At FIU, he worked on several projects focused on marginalized and vulnerable communities, including one about gentrification in Liberty City, as well as a project focused on Stonybrook, a mobile home park with disadvantaged residents in Palm Beach County.

Anabelle Torres, a senior at FIU and the general manager of the campus radio station The Roar, says Shumow was one of her mentors. He helped her get a fellowship designed to lead people to become professors themselves, and she planned on applying to Emerson's program to study with him. Though she isn't sure where she'll end up now, she says she's definitely continuing on to graduate school.

"He's definitely a big inspiration as to why I'm applying in the first place," she says.

Torres remembers how caring Shumow was when listening to stories from elderly residents while working on the Liberty City project.

"He was just such a kind soul," she says, "the way he laughed and the way he talked to everyone. He gave people a voice when they didn't have one."

Rodrigo Miragaya, another former student, worked with Shumow in a class that produced promotional videos for nonprofit organizations. He says the professor had a huge impact on his career.

"Dr. Shumow used to say that as journalists we have a responsibility to our community, to marginalized groups," says Miragaya, now a production assistant at Univision.

Ponte remembers the way Shumow seemed to hold students' attention. When he was working the room, they never seemed to be distracted by their phones or computers.

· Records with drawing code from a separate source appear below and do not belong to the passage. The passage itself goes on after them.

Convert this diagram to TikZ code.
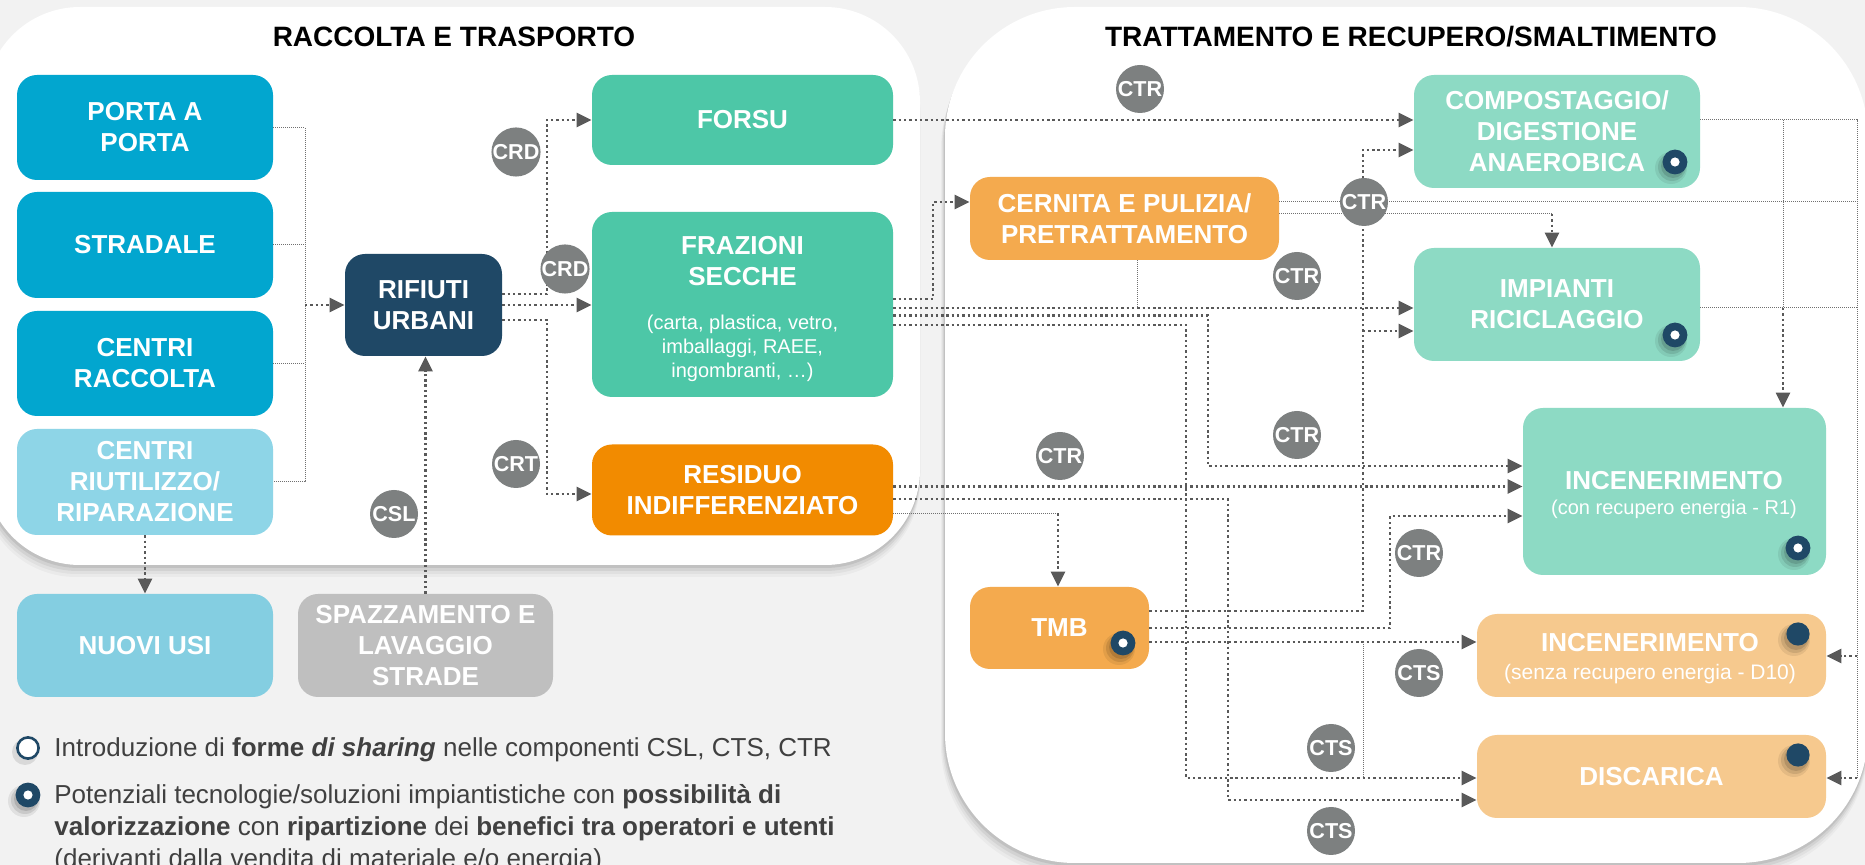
\documentclass[tikz,border=0pt]{standalone}
\usepackage{fontspec}
\setmainfont{Liberation Sans}
\usetikzlibrary{arrows.meta}
\definecolor{bgc}{HTML}{F2F2F2}
\definecolor{cblue}{HTML}{02A6CF}
\definecolor{clblue}{HTML}{8ED5E7}
\definecolor{cnuovi}{HTML}{84CEE1}
\definecolor{cgrey}{HTML}{BFBFBF}
\definecolor{cnavy}{HTML}{1F4866}
\definecolor{cgreen}{HTML}{4DC7A7}
\definecolor{corange}{HTML}{F28B00}
\definecolor{cmint}{HTML}{8DDAC4}
\definecolor{clor}{HTML}{F4AA4E}
\definecolor{cpeach}{HTML}{F6C98E}
\definecolor{ctag}{HTML}{7D8080}
\definecolor{cline}{HTML}{595959}
\definecolor{cthin}{HTML}{707070}
\definecolor{ctext}{HTML}{404040}
\begin{document}
\begin{tikzpicture}[x=0.5pt,y=-0.5pt,
  box/.style={rounded corners=10pt, inner sep=0pt, align=center, text=white, font=\fontsize{13}{15.5}\selectfont\bfseries},
  tag/.style={circle, fill=ctag, minimum size=24pt, inner sep=0pt, text=white, font=\fontsize{10.8}{12}\selectfont\bfseries},
  thk/.style={draw=cline, line width=1.2pt, dash pattern=on 1.2pt off 1.45pt},
  thn/.style={draw=cthin, line width=0.5pt, dash pattern=on 0.5pt off 0.5pt},
  arr/.style={-{Triangle[length=7.5pt,width=7pt]}},
  ttl/.style={font=\fontsize{14}{16}\selectfont\bfseries, text=black},
  subtxt/.style={text=white, font=\fontsize{10}{12}\selectfont, align=center, inner sep=0pt},
  legtxt/.style={anchor=base west, text=ctext, font=\fontsize{13}{16}\selectfont, inner sep=0pt},
]
\useasboundingbox (0,0) rectangle (1865,865);
\clip (0,0) rectangle (1865,865);
\fill[bgc] (0,0) rectangle (1865,865);
% panels with soft shadow
\foreach \d/\o in {12/0.03, 9/0.04, 6/0.06, 3/0.08} {
  \fill[black, opacity=\o, rounded corners=47.5pt] ({-15-\d/3},{7+\d}) rectangle (920,{565+\d});
  \fill[black, opacity=\o, rounded corners=65pt] ({945-\d/3},{7+\d}) rectangle (1868,{863+\d});
}
\fill[white, rounded corners=47.5pt] (-15,7) rectangle (920,565);
\fill[white, rounded corners=65pt] (945,7) rectangle (1868,863);

\node[ttl] (t1) at (454,37) {RACCOLTA E TRASPORTO};
\node[ttl] (t2) at (1411,37) {TRATTAMENTO E RECUPERO/SMALTIMENTO};

% boxes left
\node[box, fill=cblue, minimum width=128pt, minimum height=52.5pt] (porta) at (145,127.5) {PORTA A\\PORTA};
\node[box, fill=cblue, minimum width=128pt, minimum height=53pt] (stradale) at (145,245) {STRADALE};
\node[box, fill=cblue, minimum width=128pt, minimum height=52.5pt] (raccolta) at (145,363.5) {CENTRI\\RACCOLTA};
\node[box, fill=clblue, minimum width=128pt, minimum height=53pt] (riutilizzo) at (145,482) {CENTRI\\RIUTILIZZO/\\RIPARAZIONE};
\node[box, fill=cnavy, minimum width=78.5pt, minimum height=51pt] (rifiuti) at (423.5,305) {RIFIUTI\\URBANI};
\node[box, fill=cgreen, minimum width=150.5pt, minimum height=45pt] (forsu) at (742.5,120) {FORSU};
\node[box, fill=cgreen, minimum width=150.5pt, minimum height=92.5pt] (frazioni) at (742.5,304.5) {};
\node[box] (frazt) at (742.5,261) {FRAZIONI\\SECCHE};
\node[subtxt] (frazs) at (742.5,348) {(carta, plastica, vetro,\\imballaggi, RAEE,\\ingombranti, …)};
\node[box, fill=corange, minimum width=150.5pt, minimum height=45.5pt] (residuo) at (742.5,490) {RESIDUO\\INDIFFERENZIATO};
\node[box, fill=cnuovi, minimum width=128pt, minimum height=51.5pt] (nuovi) at (145,645.5) {NUOVI USI};
\node[box, fill=cgrey, minimum width=127.5pt, minimum height=51.5pt] (spazz) at (425.5,645.5) {SPAZZAMENTO E\\LAVAGGIO\\STRADE};

% boxes right
\node[box, fill=cmint, minimum width=143pt, minimum height=56.5pt] (compost) at (1557,131.5) {COMPOSTAGGIO/\\DIGESTIONE\\ANAEROBICA};
\node[box, fill=clor, minimum width=154.5pt, minimum height=41.5pt] (cernita) at (1124.5,218.5) {CERNITA E PULIZIA/\\PRETRATTAMENTO};
\node[box, fill=cmint, minimum width=143pt, minimum height=56.5pt] (impianti) at (1557,304.5) {IMPIANTI\\RICICLAGGIO};
\node[box, fill=cmint, minimum width=151.5pt, minimum height=83.5pt] (inc1) at (1674.5,491.5) {};
\node[box] (inc1t) at (1674,481) {INCENERIMENTO};
\node[subtxt] (inc1s) at (1674,509) {(con recupero energia - R1)};
\node[box, fill=clor, minimum width=89.5pt, minimum height=41pt] (tmb) at (1059.5,628) {TMB};
\node[box, fill=cpeach, minimum width=174.5pt, minimum height=41.5pt] (inc2) at (1651.5,655.5) {};
\node[box] (inc2t) at (1650,643) {INCENERIMENTO};
\node[subtxt, font=\fontsize{10.5}{12}\selectfont] (inc2s) at (1650,674) {(senza recupero energia - D10)};
\node[box, fill=cpeach, minimum width=174.5pt, minimum height=41.5pt] (disc) at (1651.5,776.5) {DISCARICA};

% connectors left
\coordinate (jl) at (305,305);
\draw[thn] (porta.east) -- (porta.east -| jl) -- (riutilizzo.east -| jl) -- (riutilizzo.east);
\draw[thn] (stradale.east) -- (stradale.east -| jl);
\draw[thn] (raccolta.east) -- (raccolta.east -| jl);
\draw[thk,arr] (jl) -- (rifiuti.west);
\coordinate (ra) at (547,294);
\coordinate (rb) at (547,320);
\coordinate (rc) at (547,494);
\draw[thk,arr] (rifiuti.east |- ra) -- (ra) -- (ra |- forsu.west) -- (forsu.west);
\draw[thk,arr] (rifiuti.east) -- (frazioni.west |- rifiuti.east);
\draw[thk,arr] (rifiuti.east |- rb) -- (rb) -- (rc) -- (rc -| residuo.west);
\draw[thk,arr] (spazz.north) -- (spazz.north |- rifiuti.south);
\draw[thk,arr] (riutilizzo.south) -- (nuovi.north);

% connectors right
\draw[thk,arr] (forsu.east) -- (forsu.east -| compost.west);
\coordinate (fa) at (933,299);
\coordinate (fb) at (933,202);
\draw[thk,arr] (frazioni.east |- fa) -- (fa) -- (fb) -- (fb -| cernita.west);
\coordinate (f2) at (1137,308);
\draw[thk,arr] (frazioni.east |- f2) -- (f2 -| impianti.west);
\coordinate (f3a) at (1208,315.5);
\coordinate (f3b) at (1208,466);
\draw[thk,arr] (frazioni.east |- f3a) -- (f3a) -- (f3b) -- (f3b -| inc1.west);
\coordinate (f4a) at (1186,325);
\coordinate (f4b) at (1186,778);
\draw[thk,arr] (frazioni.east |- f4a) -- (f4a) -- (f4b) -- (f4b -| disc.west);
\coordinate (r1) at (1000,486.5);
\draw[thk,arr] (residuo.east |- r1) -- (inc1.west |- r1);
\coordinate (r2a) at (1228,499);
\coordinate (r2b) at (1228,800);
\draw[thk,arr] (residuo.east |- r2a) -- (r2a) -- (r2b) -- (r2b -| disc.west);
\coordinate (r3) at (1058,513.5);
\draw[thn] (residuo.east |- r3) -- (r3);
\draw[thk,arr] (r3) -- (r3 |- tmb.north);
\coordinate (ce1) at (1857,202);
\draw[thn] (cernita.east |- ce1) -- (ce1);
\coordinate (ce2) at (1552,214);
\draw[thn] (cernita.east |- ce2) -- (ce2);
\draw[thk,arr] (ce2) -- (ce2 |- impianti.north);
\draw[thn] (f2 |- cernita.south) -- (f2);
\coordinate (t1a) at (1363,611);
\coordinate (t1b) at (1363,150);
\draw[thk,arr] (tmb.east |- t1a) -- (t1a) -- (t1b) -- (t1b -| compost.west);
\coordinate (t1c) at (1363,331);
\draw[thk,arr] (t1c) -- (t1c -| impianti.west);
\coordinate (t2a) at (1390,628);
\coordinate (t2b) at (1390,516);
\draw[thk,arr] (tmb.east |- t2a) -- (t2a) -- (t2b) -- (t2b -| inc1.west);
\coordinate (t3) at (1363,642);
\draw[thk,arr] (tmb.east |- t3) -- (t3 -| inc2.west);
\draw[thn] (t3) -- (t3 |- f4b);
\coordinate (e1) at (1857,120);
\coordinate (e2) at (1857,778);
\draw[thn] (compost.east |- e1) -- (e1) -- (e2);
\coordinate (e3) at (1857,308);
\draw[thn] (impianti.east |- e3) -- (e3);
\coordinate (e4) at (1857,656);
\draw[thk,arr] (e4) -- (e4 -| inc2.east);
\draw[thk,arr] (e2) -- (e2 -| disc.east);
\coordinate (v1) at (1783,120);
\coordinate (v2) at (1783,308);
\draw[thn] (v1) -- (v2);
\draw[thk,arr] (v2) -- (v2 |- inc1.north);

% tags
\node[tag] (crd1) at (516,152) {CRD};
\node[tag] (crd2) at (565,269) {CRD};
\node[tag] (crt) at (516,464) {CRT};
\node[tag] (csl) at (394,514) {CSL};
\node[tag] (ctr1) at (1140,89) {CTR};
\node[tag] (ctr2) at (1364,202) {CTR};
\node[tag] (ctr3) at (1297,276) {CTR};
\node[tag] (ctr4) at (1297,435) {CTR};
\node[tag] (ctr5) at (1060,456) {CTR};
\node[tag] (ctr6) at (1419,553) {CTR};
\node[tag] (cts1) at (1419,673) {CTS};
\node[tag] (cts2) at (1331,748) {CTS};
\node[tag] (cts3) at (1331,831) {CTS};

% markers
\foreach \x/\y in {1675/162, 1675/335, 1798/548, 1123/643, 28/795} {
  \fill[black,opacity=0.07] ({\x-4},{\y+6}) circle[radius=8pt];
  \fill[black,opacity=0.10] ({\x-3},{\y+5}) circle[radius=7pt];
  \fill[black,opacity=0.12] ({\x-2},{\y+4}) circle[radius=6pt];
  \fill[cnavy] (\x,\y) circle[radius=6.2pt];
  \fill[white] (\x,\y) circle[radius=2.3pt];
}
\foreach \x/\y in {1798/634, 1798/755} {
  \fill[black,opacity=0.07] ({\x-4},{\y+6}) circle[radius=8pt];
  \fill[black,opacity=0.10] ({\x-3},{\y+5}) circle[radius=7pt];
  \fill[black,opacity=0.12] ({\x-2},{\y+4}) circle[radius=6pt];
  \fill[cnavy] (\x,\y) circle[radius=5.8pt];
}
% legend
\fill[black,opacity=0.10] (25,752) circle[radius=6.5pt];
\draw[cnavy, line width=1.3pt, fill=white] (28,748) circle[radius=5.3pt];
\node[legtxt] (leg1) at (54,757) {Introduzione di \textbf{forme \textit{di sharing}} nelle componenti CSL, CTS, CTR};
\node[legtxt] (leg2) at (54,804) {Potenziali tecnologie/soluzioni impiantistiche con \textbf{possibilità di}};
\node[legtxt] (leg3) at (54,836) {\textbf{valorizzazione} con \textbf{ripartizione} dei \textbf{benefici tra operatori e utenti}};
\node[legtxt] (leg4) at (54,868) {(derivanti dalla vendita di materiale e/o energia)};
\end{tikzpicture}
\end{document}
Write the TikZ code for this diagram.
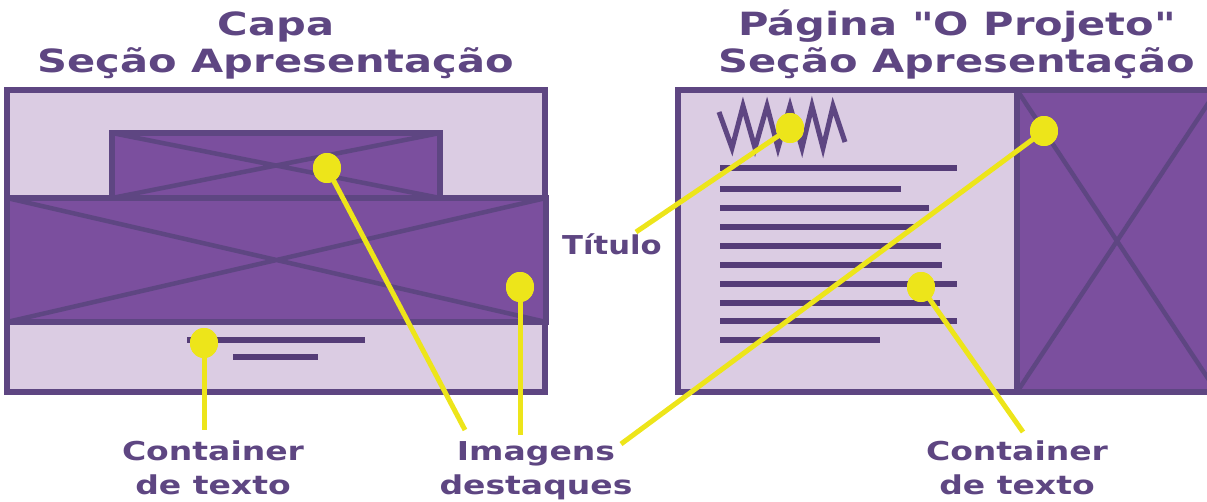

"I walked into his classroom once and I could see the focus and, if you will, the light in the eyes of the students," she says.

In a statement, Emerson College called the incident an "unimaginable tragedy," and FIU Provost Kenneth G. Furton expressed profound sadness for the loss. Brian Schriner, the dean of FIU's College of Communication, Architecture, and the Arts, said Tuesday that the college community was "saddened by the sudden and tragic passing."

"Moses was loved and respected by all who knew him," Schriner said in the statement. "He was kind and caring, and he made a tremendous difference in the lives of his students, colleagues, and community. Our deepest sympathies to his wife and family."

Mercedes Vigon, an associate journalism professor at FIU, praised Shumow's bravery for taking on issues and causes that few others wanted to.

"He showed that you can have a short life but one that has such a huge impact on many people," she says. "And that, that's what's shaking me. I don't have patience for tomorrow."

Nondenominational services for Shumow will be held Sunday at 2 p.m. at First Baptist Church, 221 Cabot St., in Beverly, Massachusetts.

This story has been updated to accurately reflect the time of Shumow's memorial service.